El asunto está en esclarecer de qué pueblo o pueblos hablamos. Si nos referimos a la mayoría de quienes habitamos este territorio, necesariamente habremos de pensar en los pueblos mayas, garífuna, xinca y mestizo, así como en los pueblos que han emigrado a Guatemala y enriquecen la pluralidad cultural e incluso a quienes todavía se consideran criollos o cuasi peninsulares.
Son muchos pueblos, no uno solo. Por lo tanto, cabe preguntarse cuál de esos pueblos merece tener esta clase política y, por ende, el gobierno que de ella emerge. ¿Será el pueblo maya en sus distintas expresiones, que ha vivido la exclusión y la discriminación por siglos? ¿Será el pueblo xinca, que ha compartido con los mayas la excluyente y discriminadora relación con el Estado? ¿Será el pueblo garífuna, olvidado entre los olvidados? ¿Será el pueblo mestizo, que ni siquiera logra construir identidad propia? ¿Serán los pueblos que han emigrado desde otras latitudes? ¿Serán los criollos o cuasi peninsulares?
Tal vez si invertimos la pregunta y no la basamos en el pueblo como tal, sino en su relación con el poder, podamos entonces encontrarle respuesta. Es decir, veamos quién o quiénes han podido tener decisión en cuanto a cómo se organiza el Estado, cómo se distribuye la riqueza, cómo se regula el relacionamiento social y cómo se construye la opinión pública.
Salvo los 10 años de la histórica primavera democrática —entre 1944 y 1954—, desde la fundación formal de la República en 1821, el control estatal ha quedado en manos de las élites herederas de la sangrienta conquista. Desde la acumulación de sus capitales originarios mediante la concentración de patrimonios han dirigido los destinos del país, sin éxito para la mayoría. El éxito de su gestión, en todo caso, ha estado en lograr que sistema y andamiaje legal operen en correspondencia con sus necesidades elitistas.
Por ejemplo, en las seis décadas transcurridas desde la intervención mercenaria en 1954, la élite gobernante para la élite gobernadora ha destruido la débil institucionalidad, a tal grado que se encuentra a las puertas del colapso. En su juego perverso de encender dragones y lanzarlos al ruedo político han dejado que estos destruyan con fuego y cola cuanto espacio logran abarcar. Después, arrepentidas de las travesuras que sus creaciones han hecho, buscan sin éxito tenerlas bajo control. Como cualquier irresponsable dueño de mascota que la deja defecar en la calle y se olvida del producto, de igual forma las élites abandonan a su criatura con todo y desechos mientras empiezan con el acicalamiento de la próxima en el turno.
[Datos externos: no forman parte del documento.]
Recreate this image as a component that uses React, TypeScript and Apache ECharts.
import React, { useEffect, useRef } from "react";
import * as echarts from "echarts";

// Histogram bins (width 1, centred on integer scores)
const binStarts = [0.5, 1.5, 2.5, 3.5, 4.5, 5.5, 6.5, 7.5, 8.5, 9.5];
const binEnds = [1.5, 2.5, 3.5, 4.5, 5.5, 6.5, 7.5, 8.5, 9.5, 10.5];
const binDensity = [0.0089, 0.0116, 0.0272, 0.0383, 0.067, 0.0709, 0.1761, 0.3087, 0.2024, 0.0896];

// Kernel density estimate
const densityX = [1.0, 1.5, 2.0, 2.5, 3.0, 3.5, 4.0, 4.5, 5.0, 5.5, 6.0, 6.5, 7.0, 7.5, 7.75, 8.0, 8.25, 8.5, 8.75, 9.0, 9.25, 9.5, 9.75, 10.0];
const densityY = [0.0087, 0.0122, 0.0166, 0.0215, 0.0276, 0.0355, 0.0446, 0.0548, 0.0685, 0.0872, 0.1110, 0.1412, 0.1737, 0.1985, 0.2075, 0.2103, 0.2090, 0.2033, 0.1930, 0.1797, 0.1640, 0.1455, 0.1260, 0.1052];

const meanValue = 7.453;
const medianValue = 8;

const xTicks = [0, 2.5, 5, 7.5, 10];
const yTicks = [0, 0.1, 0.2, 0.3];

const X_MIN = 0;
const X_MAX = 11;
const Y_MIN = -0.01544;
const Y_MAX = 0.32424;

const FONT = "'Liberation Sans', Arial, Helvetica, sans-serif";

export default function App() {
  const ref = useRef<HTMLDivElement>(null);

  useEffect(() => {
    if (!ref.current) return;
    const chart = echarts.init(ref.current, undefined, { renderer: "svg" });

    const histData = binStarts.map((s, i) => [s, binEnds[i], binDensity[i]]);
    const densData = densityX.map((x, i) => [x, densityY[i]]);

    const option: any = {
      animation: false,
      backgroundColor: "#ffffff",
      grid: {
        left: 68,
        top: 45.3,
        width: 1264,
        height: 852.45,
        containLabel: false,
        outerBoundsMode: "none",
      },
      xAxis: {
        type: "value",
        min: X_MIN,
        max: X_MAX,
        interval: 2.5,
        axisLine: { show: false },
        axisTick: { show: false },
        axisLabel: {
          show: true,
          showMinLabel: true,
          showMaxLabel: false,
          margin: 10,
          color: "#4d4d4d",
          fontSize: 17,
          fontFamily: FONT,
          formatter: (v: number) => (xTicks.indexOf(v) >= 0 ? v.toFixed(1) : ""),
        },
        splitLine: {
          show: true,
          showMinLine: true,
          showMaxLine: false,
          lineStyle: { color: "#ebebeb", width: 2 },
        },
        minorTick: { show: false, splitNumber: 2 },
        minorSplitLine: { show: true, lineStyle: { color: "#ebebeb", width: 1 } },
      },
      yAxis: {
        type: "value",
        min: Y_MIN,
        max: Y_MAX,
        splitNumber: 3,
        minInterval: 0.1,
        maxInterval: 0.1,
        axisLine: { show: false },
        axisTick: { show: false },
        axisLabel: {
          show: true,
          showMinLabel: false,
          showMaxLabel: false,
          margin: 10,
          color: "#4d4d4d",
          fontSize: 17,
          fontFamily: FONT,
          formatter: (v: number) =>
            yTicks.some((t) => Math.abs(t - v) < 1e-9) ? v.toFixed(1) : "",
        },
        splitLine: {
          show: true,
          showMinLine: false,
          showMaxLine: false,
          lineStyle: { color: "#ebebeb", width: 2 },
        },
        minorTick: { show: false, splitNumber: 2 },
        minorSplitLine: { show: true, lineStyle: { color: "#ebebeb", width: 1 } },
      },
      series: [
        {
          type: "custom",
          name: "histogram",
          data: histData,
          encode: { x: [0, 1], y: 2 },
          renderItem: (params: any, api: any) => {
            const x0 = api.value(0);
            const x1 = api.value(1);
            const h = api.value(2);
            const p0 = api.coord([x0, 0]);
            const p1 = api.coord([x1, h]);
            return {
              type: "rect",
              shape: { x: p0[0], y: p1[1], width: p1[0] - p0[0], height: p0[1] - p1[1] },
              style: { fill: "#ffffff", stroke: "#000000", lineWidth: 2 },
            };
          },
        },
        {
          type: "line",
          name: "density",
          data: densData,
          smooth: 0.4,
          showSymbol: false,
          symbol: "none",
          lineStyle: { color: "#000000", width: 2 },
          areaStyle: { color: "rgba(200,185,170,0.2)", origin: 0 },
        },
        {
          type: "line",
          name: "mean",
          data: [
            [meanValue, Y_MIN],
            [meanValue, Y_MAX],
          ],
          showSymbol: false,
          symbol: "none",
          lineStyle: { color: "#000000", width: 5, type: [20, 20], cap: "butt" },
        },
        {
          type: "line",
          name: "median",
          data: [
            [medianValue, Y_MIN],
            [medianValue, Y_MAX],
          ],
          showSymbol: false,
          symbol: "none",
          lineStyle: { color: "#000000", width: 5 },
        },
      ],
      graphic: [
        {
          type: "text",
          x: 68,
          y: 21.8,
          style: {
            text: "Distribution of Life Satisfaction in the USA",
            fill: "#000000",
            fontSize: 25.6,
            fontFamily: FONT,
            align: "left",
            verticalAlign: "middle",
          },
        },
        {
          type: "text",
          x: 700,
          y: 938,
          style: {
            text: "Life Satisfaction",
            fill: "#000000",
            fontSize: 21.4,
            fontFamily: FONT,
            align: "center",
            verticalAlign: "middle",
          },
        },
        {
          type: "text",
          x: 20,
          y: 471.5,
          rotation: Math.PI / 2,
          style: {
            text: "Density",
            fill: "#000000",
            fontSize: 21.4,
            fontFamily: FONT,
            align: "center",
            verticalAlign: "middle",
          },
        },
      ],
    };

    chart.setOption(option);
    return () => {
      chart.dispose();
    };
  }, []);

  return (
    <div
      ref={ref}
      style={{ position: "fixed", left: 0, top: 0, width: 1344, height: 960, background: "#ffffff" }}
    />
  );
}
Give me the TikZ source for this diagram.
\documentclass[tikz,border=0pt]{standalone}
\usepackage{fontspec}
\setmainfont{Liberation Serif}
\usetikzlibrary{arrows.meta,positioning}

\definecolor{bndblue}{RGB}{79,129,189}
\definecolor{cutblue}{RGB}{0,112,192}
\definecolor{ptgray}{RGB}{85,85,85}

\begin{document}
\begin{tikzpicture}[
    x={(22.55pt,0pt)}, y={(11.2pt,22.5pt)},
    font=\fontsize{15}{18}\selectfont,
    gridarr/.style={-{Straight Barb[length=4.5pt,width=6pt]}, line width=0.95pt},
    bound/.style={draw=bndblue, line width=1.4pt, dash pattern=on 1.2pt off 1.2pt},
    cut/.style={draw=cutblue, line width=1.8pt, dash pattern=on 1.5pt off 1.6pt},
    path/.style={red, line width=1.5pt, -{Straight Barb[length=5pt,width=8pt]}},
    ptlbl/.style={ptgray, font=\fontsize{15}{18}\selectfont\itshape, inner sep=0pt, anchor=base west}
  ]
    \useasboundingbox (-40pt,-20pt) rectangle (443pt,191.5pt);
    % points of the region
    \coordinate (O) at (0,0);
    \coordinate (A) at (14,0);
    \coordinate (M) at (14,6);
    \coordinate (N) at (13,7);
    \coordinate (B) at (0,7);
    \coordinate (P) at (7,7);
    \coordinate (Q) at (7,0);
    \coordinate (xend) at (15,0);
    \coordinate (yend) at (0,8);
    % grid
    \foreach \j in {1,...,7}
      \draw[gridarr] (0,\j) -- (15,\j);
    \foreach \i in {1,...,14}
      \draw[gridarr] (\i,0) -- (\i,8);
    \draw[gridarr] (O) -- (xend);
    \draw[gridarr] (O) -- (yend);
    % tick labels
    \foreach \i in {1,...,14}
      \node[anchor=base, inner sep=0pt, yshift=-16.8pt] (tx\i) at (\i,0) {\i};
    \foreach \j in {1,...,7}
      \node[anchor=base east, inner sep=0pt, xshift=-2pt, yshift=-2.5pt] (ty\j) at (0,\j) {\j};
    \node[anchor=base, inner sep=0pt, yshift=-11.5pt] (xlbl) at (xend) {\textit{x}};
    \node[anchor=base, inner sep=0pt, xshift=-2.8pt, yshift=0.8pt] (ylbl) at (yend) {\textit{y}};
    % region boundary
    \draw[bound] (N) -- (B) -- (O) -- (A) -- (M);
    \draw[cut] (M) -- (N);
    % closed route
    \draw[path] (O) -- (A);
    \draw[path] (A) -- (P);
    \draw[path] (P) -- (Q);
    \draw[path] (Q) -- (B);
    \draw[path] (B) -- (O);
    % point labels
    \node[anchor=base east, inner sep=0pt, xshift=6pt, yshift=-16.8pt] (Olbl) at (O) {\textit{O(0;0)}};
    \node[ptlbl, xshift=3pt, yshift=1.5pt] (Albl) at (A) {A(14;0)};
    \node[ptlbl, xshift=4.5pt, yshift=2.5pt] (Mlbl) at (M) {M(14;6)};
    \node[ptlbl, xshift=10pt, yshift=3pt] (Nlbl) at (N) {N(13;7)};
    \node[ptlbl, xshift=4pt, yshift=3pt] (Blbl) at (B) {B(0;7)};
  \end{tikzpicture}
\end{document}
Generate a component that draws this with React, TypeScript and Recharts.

Mientras tanto, el resto de la gente, aquel que no tiene acceso al poder ni mucho menos a los espacios de decisión, muere de hambre, de abandono, de violencia. Vive en inequidad y exclusión, tan solo para garantizar la riqueza que los detentadores del poder seguirán acumulando a costa de la sangre y de la vida de la mayoría.
Entonces, ese pueblo que no decide quién gobierna, cómo se legisla ni cómo se aplica la justicia no puede ser merecedor de un gobierno que, como el actual, hace resonar las botas del autoritarismo y la corrupción, como no se merece mantener con su trabajo al parasitario sistema del elitismo racista y discriminador que lleva más de cinco siglos de gestión inútil de la cosa pública. Tiempo es ya de encontrar caminos de convergencia para sacudirse las pulgas y los ácaros de la piel. Tal vez entonces empecemos a tener por qué celebrar algún día patrio.